In any case, I read this in a Kipling story (“Watches of the Night”): “You may have noticed that many religious people are deeply suspicious.  They seem—for purely religious purposes, of course—to know more about iniquity than the unregenerate.  Perhaps they were specially bad before they became converted!  At any rate, in the imputation of things evil, and in putting the worst construction on things innocent, a certain type of good person may be trusted to surpass all others.”
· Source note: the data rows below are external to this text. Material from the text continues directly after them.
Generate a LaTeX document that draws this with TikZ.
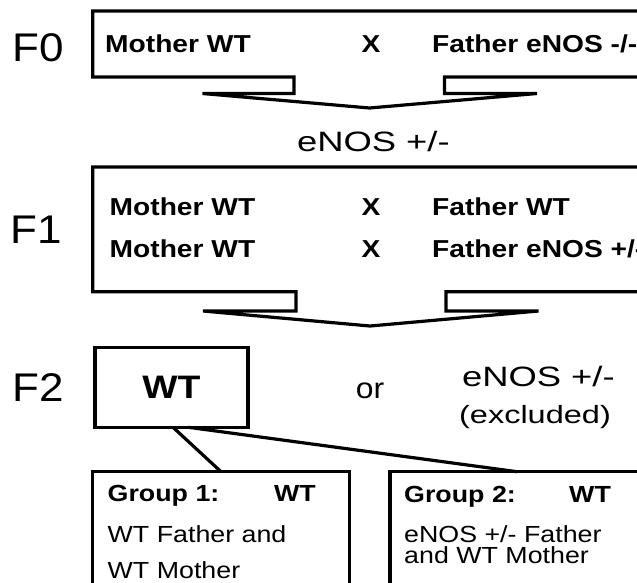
\documentclass[tikz,border=0pt]{standalone}
\usepackage{fontspec}
\setmainfont{Liberation Sans}
\newfontfamily\gensf[FakeStretch=1.1]{Liberation Sans}
\newfontfamily\rowsf[FakeStretch=1.15]{Liberation Sans}
\newfontfamily\enossf[FakeStretch=1.3]{Liberation Sans}

\begin{document}
\begin{tikzpicture}[x=1pt,y=-1pt]
\tikzstyle{outline}=[line width=3.2pt,line join=miter]
\tikzstyle{box}=[draw,outline,rectangle,outer sep=0pt]
\tikzstyle{gen}=[inner sep=0pt,anchor=base,font=\gensf\fontsize{40}{48}\selectfont]
\tikzstyle{crossrow}=[inner sep=0pt,anchor=base west,font=\rowsf\bfseries\fontsize{24.5}{29}\selectfont]
\tikzstyle{geno}=[inner sep=0pt,anchor=base,font=\enossf\fontsize{28}{34}\selectfont]
\tikzstyle{grp}=[inner sep=0pt,anchor=base west,font=\rowsf\fontsize{23.3}{28}\selectfont]
\tikzstyle{grphead}=[grp,font=\rowsf\bfseries\fontsize{23.3}{28}\selectfont]
\useasboundingbox (0,0) rectangle (637,582);
\clip (0,0) rectangle (637,582);
\draw[outline] (660,11) -- (92.7,11) -- (92.7,77) -- (294,77) -- (294,93.5) -- (202.5,93.5)
  -- (369.5,108) -- (537,93.5) -- (444.5,93.5) -- (444.5,77) -- (660,77);
\draw[outline] (660,167) -- (92.7,167) -- (92.7,291.7) -- (296,291.7) -- (296,311) -- (203,311)
  -- (370,326) -- (538.6,311) -- (446,311) -- (446,291.7) -- (660,291.7);
\node[gen] (f0) at (38,61.7) {F0};
\node[gen] (f1) at (36,243.3) {F1};
\node[gen] (f2) at (38.5,401.7) {F2};
\node[crossrow] (m0) at (105,52.7) {Mother WT};
\node[crossrow,anchor=base] (x0) at (371,52.7) {X};
\node[crossrow] (fa0) at (432,52.7) {Father eNOS -/-};
\node[geno] (het) at (373.4,151.7) {eNOS +/-};
\node[crossrow] (m1) at (109.5,215) {Mother WT};
\node[crossrow,anchor=base] (x1) at (371,215) {X};
\node[crossrow] (fa1) at (432,215) {Father WT};
\node[crossrow] (m2) at (109.5,257.7) {Mother WT};
\node[crossrow,anchor=base] (x2) at (371,257.7) {X};
\node[crossrow] (fa2) at (432,257.7) {Father eNOS +/-};
\node[box,minimum width=153pt,minimum height=80pt,anchor=north west,
  font=\rowsf\bfseries\fontsize{32.5}{38}\selectfont] (wt) at (95,347.3) {WT};
\node[gen,font=\gensf\fontsize{29}{34}\selectfont] (or) at (370,398.3) {or};
\node[geno] (het2) at (538.4,386.7) {eNOS +/-};
\node[geno,font=\enossf\fontsize{25}{30}\selectfont] (excl) at (535,423.3) {(excluded)};
\node[box,minimum width=256.6pt,minimum height=160pt,anchor=north west] (g1) at (92.7,471.7) {};
\node[box,minimum width=254pt,minimum height=160pt,anchor=north west] (g2) at (390,471.7) {};
\draw[outline] ([xshift=1.5pt]wt.south) -- (g1.north);
\draw[outline] ([xshift=17pt]wt.south) -- (g2.north);
\node[grphead] (g1h) at (107.5,501.7) {Group 1:};
\node[grphead] (g1w) at (274,501.7) {WT};
\node[grp] (g1a) at (107.5,542.7) {WT Father and};
\node[grp] (g1b) at (107.5,578.3) {WT Mother};
\node[grphead] (g2h) at (404,502.2) {Group 2:};
\node[grphead] (g2w) at (569,502.2) {WT};
\node[grp,anchor=south west,align=left,font=\rowsf\fontsize{23.3}{20.6}\selectfont] (g2a)
  at (404,563.6) {eNOS +/- Father\\and WT Mother};
\end{tikzpicture}
\end{document}
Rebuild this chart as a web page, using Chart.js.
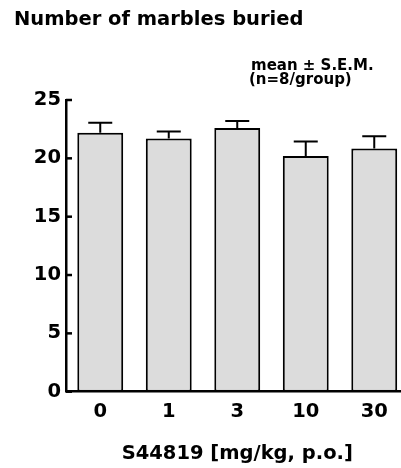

Now, you could say that the evangelicals meet their match in this regard with the “America is rotten to the core” crew.  Fair enough.  But what I want to ponder is the desire to punish.  When I consider why these right-wingers hate the university—and consider the ways they express that hatred—what I see (among other factors, no doubt) is the desire to subject professors to “market discipline.”  It is not enough to see evil.  One must punish it.  And the chosen instrument for punishment is the market.  The right-wingers may be able to mouth all the virtues of the free market.  But what they really like is that it punishes people, that it causes pain to the reprobate.  How else to explain the need to hunt down the poorest and most vulnerable at every turn and make sure that they are suffering enough?  It’s almost as if the prosperous cannot enjoy their riches without also knowing that some are excluded from that enjoyment.

Of course, the price for that enjoyment is “hard work”—and the right (reminiscent of Kipling’s comments on “suspicion”) is obsessed with the notion that there are people out there who are avoiding “hard work,” who are living off the fat of government largesse.

The university looks like a free consequence zone.  Bad enough that students get to play on their parents’ and the state’s dime for four years.  But that professors get to do so for a lifetime is truly insufferable!  Teaching only two days a week!  Summer vacations!  Sabbaticals!  And with fancy titles and exaggerated respect.  There ought to be a law against it.